Not all stocks in the portfolio are eligible for pledging. The eligible scrips for pledging can be verified by referring to the ‘list of eligible scrips’ available under the margin pledge.
These eligible scrips are categorised into cash and non-cash equivalents for further clarity.
1. What is the cash equivalent?
Scrips categorised as cash equivalents are treated similarly to cash. For calculation purposes, the equivalent amount is included as part of the cash balance not from collateral, and interest is computed solely on the remaining shortfall amount.
Example
Since we have a cash equivalent, the interest is charged only on the shortage amount after deducting the cash equivalent.

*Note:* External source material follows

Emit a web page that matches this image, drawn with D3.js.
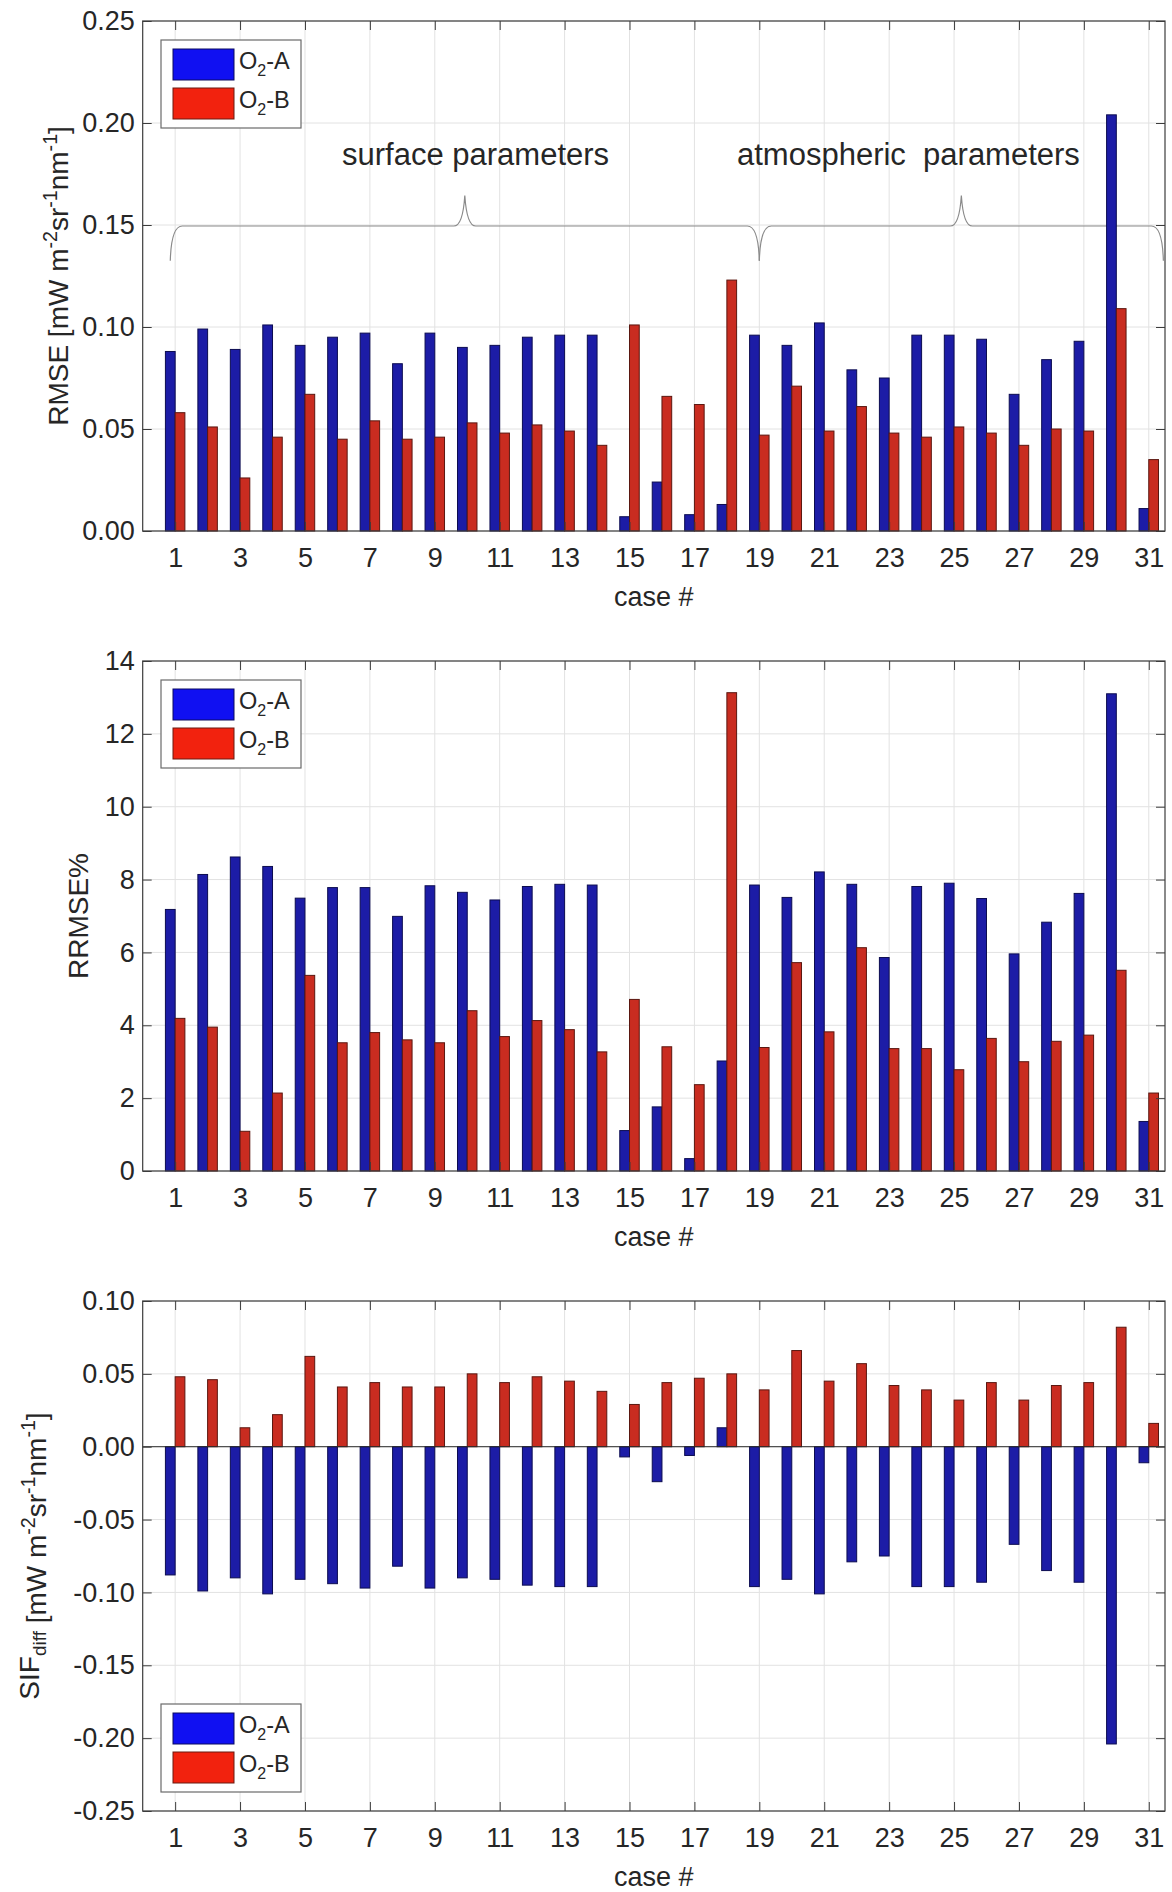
<!DOCTYPE html>
<html>
<head>
<meta charset="utf-8">
<script src="https://cdn.jsdelivr.net/npm/d3@7"></script>
<style>
  html, body { margin: 0; padding: 0; background: #fff; }
  svg { display: block; }
  text { font-family: "Liberation Sans", Arial, Helvetica, sans-serif; fill: #262626; }
</style>
</head>
<body>
<svg id="fig" width="1172" height="1892"></svg>
<script>
// ---- data -------------------------------------------------------------
const cases = [1,2,3,4,5,6,7,8,9,10,11,12,13,14,15,16,17,18,19,20,21,22,23,24,25,26,27,28,29,30,31];
const caseTicks = [1,3,5,7,9,11,13,15,17,19,21,23,25,27,29,31];

// RMSE [mW m-2 sr-1 nm-1]
const rmseA = [0.088,0.099,0.089,0.101,0.091,0.095,0.097,0.082,0.097,0.090,0.091,0.095,0.096,0.096,0.007,0.024,0.008,0.013,0.096,0.091,0.102,0.079,0.075,0.096,0.096,0.094,0.067,0.084,0.093,0.204,0.011];
const rmseB = [0.058,0.051,0.026,0.046,0.067,0.045,0.054,0.045,0.046,0.053,0.048,0.052,0.049,0.042,0.101,0.066,0.062,0.123,0.047,0.071,0.049,0.061,0.048,0.046,0.051,0.048,0.042,0.050,0.049,0.109,0.035];

// RRMSE %
const rrmseA = [7.18,8.14,8.62,8.36,7.49,7.78,7.78,6.99,7.83,7.65,7.44,7.81,7.87,7.85,1.11,1.76,0.34,3.02,7.85,7.51,8.21,7.87,5.86,7.81,7.90,7.48,5.96,6.83,7.62,13.10,1.36];
const rrmseB = [4.19,3.95,1.09,2.14,5.37,3.52,3.80,3.60,3.52,4.40,3.69,4.13,3.88,3.27,4.71,3.41,2.37,13.13,3.39,5.72,3.82,6.13,3.36,3.36,2.78,3.64,3.00,3.56,3.73,5.51,2.14];

// SIF difference [mW m-2 sr-1 nm-1]
const sifA = [-0.088,-0.099,-0.090,-0.101,-0.091,-0.094,-0.097,-0.082,-0.097,-0.090,-0.091,-0.095,-0.096,-0.096,-0.007,-0.024,-0.006,0.013,-0.096,-0.091,-0.101,-0.079,-0.075,-0.096,-0.096,-0.093,-0.067,-0.085,-0.093,-0.204,-0.011];
const sifB = [0.048,0.046,0.013,0.022,0.062,0.041,0.044,0.041,0.041,0.050,0.044,0.048,0.045,0.038,0.029,0.044,0.047,0.050,0.039,0.066,0.045,0.057,0.042,0.039,0.032,0.044,0.032,0.042,0.044,0.082,0.016];

const rmseTicks = [0, 0.05, 0.10, 0.15, 0.20, 0.25];
const rrmseTicks = [0, 2, 4, 6, 8, 10, 12, 14];
const sifTicks = [-0.25, -0.20, -0.15, -0.10, -0.05, 0, 0.05, 0.10];

// parameter groups marked with braces above the RMSE bars: [from case, to case]
const groups = [
  { name: "surface parameters", from: 0.85, to: 19 },
  { name: "atmospheric  parameters", from: 19, to: 31.45 }
];

// ---- layout ------------------------------------------------------------
const svg = d3.select("#fig");
const L = 142.7, R = 1165;
const x = d3.scaleLinear().domain([0, 31.5]).range([L, R]);
const barW = 0.3;                       // bar width in case units
const fillA = "#1c1ca6", fillB = "#c92c20";
const edgeA = "#0c0c50", edgeB = "#5a1710";
const axisColor = "#3c3c3c", gridColor = "#e2e2e2";
const fmt2 = d => d3.format(".2f")(d).replace("\u2212", "-");

const panels = [
  { top: 21,   bottom: 531,  domain: [0, 0.25],     ticks: rmseTicks,  fmt: fmt2,           a: rmseA,  b: rmseB,  legend: "top",    labelX: 68 },
  { top: 661,  bottom: 1171, domain: [0, 14],       ticks: rrmseTicks, fmt: d3.format("d"), a: rrmseA, b: rrmseB, legend: "top",    labelX: 88 },
  { top: 1301, bottom: 1811, domain: [-0.25, 0.10], ticks: sifTicks,   fmt: fmt2,           a: sifA,   b: sifB,   legend: "bottom", labelX: 39 }
];

function unitLabel(t, size) {
  // " [mW m^-2 sr^-1 nm^-1]"
  const s = size * 0.7, up = -size * 0.38;
  t.append("tspan").text(" [mW m");
  t.append("tspan").attr("dy", up).attr("font-size", s).text("-2");
  t.append("tspan").attr("dy", -up).text("sr");
  t.append("tspan").attr("dy", up).attr("font-size", s).text("-1");
  t.append("tspan").attr("dy", -up).text("nm");
  t.append("tspan").attr("dy", up).attr("font-size", s).text("-1");
  t.append("tspan").attr("dy", -up).text("]");
}

function drawLegend(g, x0, y0) {
  const lg = g.append("g").attr("transform", `translate(${x0},${y0})`);
  lg.append("rect").attr("width", 140).attr("height", 88)
    .attr("fill", "#fff").attr("stroke", "#6a6a6a").attr("stroke-width", 1.2);
  const items = [{ c: "#1010f2", e: "#0a0a60", t: "A" }, { c: "#f2220e", e: "#6a1a10", t: "B" }];
  items.forEach((it, i) => {
    lg.append("rect").attr("x", 12).attr("y", 9 + i * 39).attr("width", 61).attr("height", 31)
      .attr("fill", it.c).attr("stroke", it.e).attr("stroke-width", 1);
    const t = lg.append("text").attr("x", 78).attr("y", 29 + i * 39).attr("font-size", 23.5);
    t.append("tspan").text("O");
    t.append("tspan").attr("dy", 7).attr("font-size", 16).text("2");
    t.append("tspan").attr("dy", -7).text("-" + it.t);
  });
}

panels.forEach((p, pi) => {
  const y = d3.scaleLinear().domain(p.domain).range([p.bottom, p.top]);
  const g = svg.append("g");

  // grid
  g.append("g").selectAll("line").data(caseTicks).join("line")
    .attr("x1", d => x(d)).attr("x2", d => x(d)).attr("y1", p.top).attr("y2", p.bottom)
    .attr("stroke", gridColor).attr("stroke-width", 1);
  g.append("g").selectAll("line").data(p.ticks).join("line")
    .attr("x1", L).attr("x2", R).attr("y1", d => y(d)).attr("y2", d => y(d))
    .attr("stroke", gridColor).attr("stroke-width", 1);

  // braces and group names over the RMSE panel
  if (pi === 0) {
    const y0 = y(0.1495), yEnd = y(0.1325), yTip = y(0.1645);
    groups.forEach(gr => {
      const x1 = x(gr.from), x2 = x(gr.to), xm = (x1 + x2) / 2;
      const path = `M${x1},${yEnd} Q${x1 + 1},${y0} ${x1 + 12},${y0} L${xm - 11},${y0} ` +
                   `Q${xm - 2},${y0} ${xm},${yTip} Q${xm + 2},${y0} ${xm + 11},${y0} ` +
                   `L${x2 - 12},${y0} Q${x2 - 1},${y0} ${x2},${yEnd}`;
      g.append("path").attr("d", path).attr("fill", "none")
        .attr("stroke", "#8a8a8a").attr("stroke-width", 1.2);
    });
    g.append("text").attr("x", 342).attr("y", y(0.1795)).attr("font-size", 31)
      .text(groups[0].name);
    g.append("text").attr("x", 737).attr("y", y(0.1795)).attr("font-size", 31)
      .style("white-space", "pre").text(groups[1].name);
  }

  // bars
  const rows = cases.map((c, i) => ({ c, a: p.a[i], b: p.b[i] }));
  const yTop = v => y(Math.max(0, v)), yH = v => Math.abs(y(v) - y(0));
  g.append("g").selectAll("rect").data(rows).join("rect")
    .attr("x", d => x(d.c - barW)).attr("width", d => x(d.c) - x(d.c - barW))
    .attr("y", d => yTop(d.a)).attr("height", d => yH(d.a))
    .attr("fill", fillA).attr("stroke", edgeA).attr("stroke-width", 1);
  g.append("g").selectAll("rect").data(rows).join("rect")
    .attr("x", d => x(d.c)).attr("width", d => x(d.c + barW) - x(d.c))
    .attr("y", d => yTop(d.b)).attr("height", d => yH(d.b))
    .attr("fill", fillB).attr("stroke", edgeB).attr("stroke-width", 1);

  // bar baseline
  if (p.domain[0] < 0) {
    g.append("line").attr("x1", L).attr("x2", R).attr("y1", y(0)).attr("y2", y(0))
      .attr("stroke", "#2a2a2a").attr("stroke-width", 1);
  }

  // axes (ticks point inward on all four sides)
  const style = a => {
    a.select(".domain").remove();
    a.attr("color", axisColor).attr("font-size", 27)
      .attr("font-family", '"Liberation Sans", Arial, Helvetica, sans-serif');
    a.selectAll(".tick text").attr("fill", "#262626");
  };
  g.append("g").attr("transform", `translate(0,${p.bottom})`)
    .call(d3.axisBottom(x).tickValues(caseTicks).tickSize(-9).tickPadding(17).tickFormat(d3.format("d")))
    .call(style);
  g.append("g").attr("transform", `translate(0,${p.top})`)
    .call(d3.axisTop(x).tickValues(caseTicks).tickSize(-9).tickFormat(""))
    .call(style);
  g.append("g").attr("transform", `translate(${L},0)`)
    .call(d3.axisLeft(y).tickValues(p.ticks).tickSize(-9).tickPadding(8).tickFormat(p.fmt))
    .call(style);
  g.append("g").attr("transform", `translate(${R},0)`)
    .call(d3.axisRight(y).tickValues(p.ticks).tickSize(-9).tickFormat(""))
    .call(style);
  g.append("rect").attr("x", L).attr("y", p.top).attr("width", R - L).attr("height", p.bottom - p.top)
    .attr("fill", "none").attr("stroke", axisColor).attr("stroke-width", 1.2);

  // x label
  g.append("text").attr("x", (L + R) / 2).attr("y", p.bottom + 75).attr("text-anchor", "middle")
    .attr("font-size", 27).text("case #");

  // y label
  const cy = (p.top + p.bottom) / 2;
  const yl = g.append("text").attr("transform", `translate(${p.labelX},${cy}) rotate(-90)`)
    .attr("text-anchor", "middle").attr("font-size", 28);
  if (pi === 0) { yl.append("tspan").text("RMSE"); unitLabel(yl, 28); }
  else if (pi === 1) { yl.text("RRMSE%"); }
  else {
    yl.append("tspan").text("SIF");
    yl.append("tspan").attr("dy", 7).attr("font-size", 19).text("diff");
    yl.append("tspan").attr("dy", -7).text("");
    unitLabel(yl, 28);
  }

  // legend
  if (p.legend === "top") drawLegend(g, 161, p.top + 19);
  else drawLegend(g, 161, p.bottom - 107);
});
</script>
</body>
</html>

In the case of non-equivalent scrips, where there is no cash equivalent treated as cash, interest will be charged on the total shortfall amount.
2. What is the cash collateral ratio?
The cash to collateral ratio for the margin requirement must be 50:50. Whenever the available cash is less than 50% of your margin requirement, it would be considered a cash shortage. Such shortages would be liable to interest charges @0.05% per day.
3. How is Margin shortage calculated along with the interest?
Here is the detailed calculation with an example:
If you have a Futures position with a margin requirement of ₹1,00,000
Here the cash collateral ratio is less than 50% as the ledger balance is ₹10,000
So, the Shortfall amount - ₹50,000 [50% of ₹1,00,000 (Margin requirement) ] - ₹10,000 (Ledger balance) = ₹40,000.
An interest of 0.05% per day will be applicable on ₹40,000.